WORK TO COMPLETE —
Pictures stay out. Extract the lines below from the first one through the line with "from matplotlib.patches import Rectangle", both included.

RECORDED INFORMATION —
====

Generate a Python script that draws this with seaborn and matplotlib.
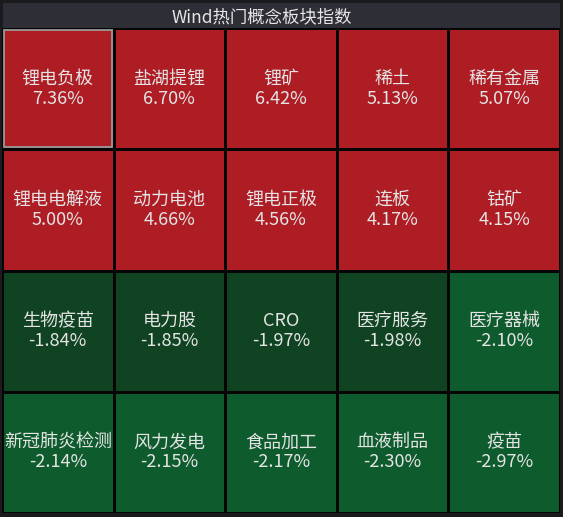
import numpy as np
import pandas as pd
import seaborn as sns
import matplotlib.pyplot as plt
from matplotlib.colors import ListedColormap, BoundaryNorm
from matplotlib.patches import Rectangle

names = ['锂电负极', '盐湖提锂', '锂矿', '稀土', '稀有金属',
         '锂电电解液', '动力电池', '锂电正极', '连板', '钴矿',
         '生物疫苗', '电力股', 'CRO', '医疗服务', '医疗器械',
         '新冠肺炎检测', '风力发电', '食品加工', '血液制品', '疫苗']
changes = [7.36, 6.70, 6.42, 5.13, 5.07,
           5.00, 4.66, 4.56, 4.17, 4.15,
           -1.84, -1.85, -1.97, -1.98, -2.10,
           -2.14, -2.15, -2.17, -2.30, -2.97]
title = 'Wind热门概念板块指数'

nrows, ncols = 4, 5
vals = np.array(changes).reshape(nrows, ncols)
labels = np.array([f'{n}\n{v:.2f}%' for n, v in zip(names, changes)]).reshape(nrows, ncols)
df = pd.DataFrame(vals)

sns.set_theme(style='white')
plt.rcParams['font.family'] = ['Noto Sans CJK SC', 'DejaVu Sans']

bg = '#1b1b1f'
fig = plt.figure(figsize=(5.63, 5.17), dpi=100, facecolor=bg)
W, H = 563, 517

# title bar
tax = fig.add_axes([3 / W, 1 - 28 / H, 557 / W, 25 / H])
tax.set_facecolor('#2e2e36')
tax.set_xticks([]); tax.set_yticks([])
for s in tax.spines.values():
    s.set_visible(False)
tax.text(259 / 557, 0.45, title, ha='center', va='center', color='#e6e6e6', fontsize=12.5)

ax = fig.add_axes([2 / W, 1 - 513 / H, 558 / W, 485 / H])
cmap = ListedColormap(['#0e5b2d', '#0f4322', '#ae1c24'])
norm = BoundaryNorm([-100, -2.0, 0, 100], cmap.N)
sns.heatmap(df, ax=ax, cmap=cmap, norm=norm, cbar=False,
            annot=labels, fmt='', linewidths=1.0, linecolor='#050505',
            annot_kws={'color': '#e4e4e4', 'fontsize': 13, 'linespacing': 1.15})
ax.set_xticks([]); ax.set_yticks([])
ax.set_xlabel(''); ax.set_ylabel('')

# highlighted first cell
ax.add_patch(Rectangle((0.015, 0.015), 0.97, 0.97, fill=False, edgecolor='#9a9a9a', lw=1.3))

fig.savefig('out.png', dpi=100, facecolor=bg)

====

CORRECT RESULT —
Generate a Python script that draws this with seaborn and matplotlib.
import numpy as np
import pandas as pd
import seaborn as sns
import matplotlib.pyplot as plt
from matplotlib.colors import ListedColormap, BoundaryNorm
from matplotlib.patches import Rectangle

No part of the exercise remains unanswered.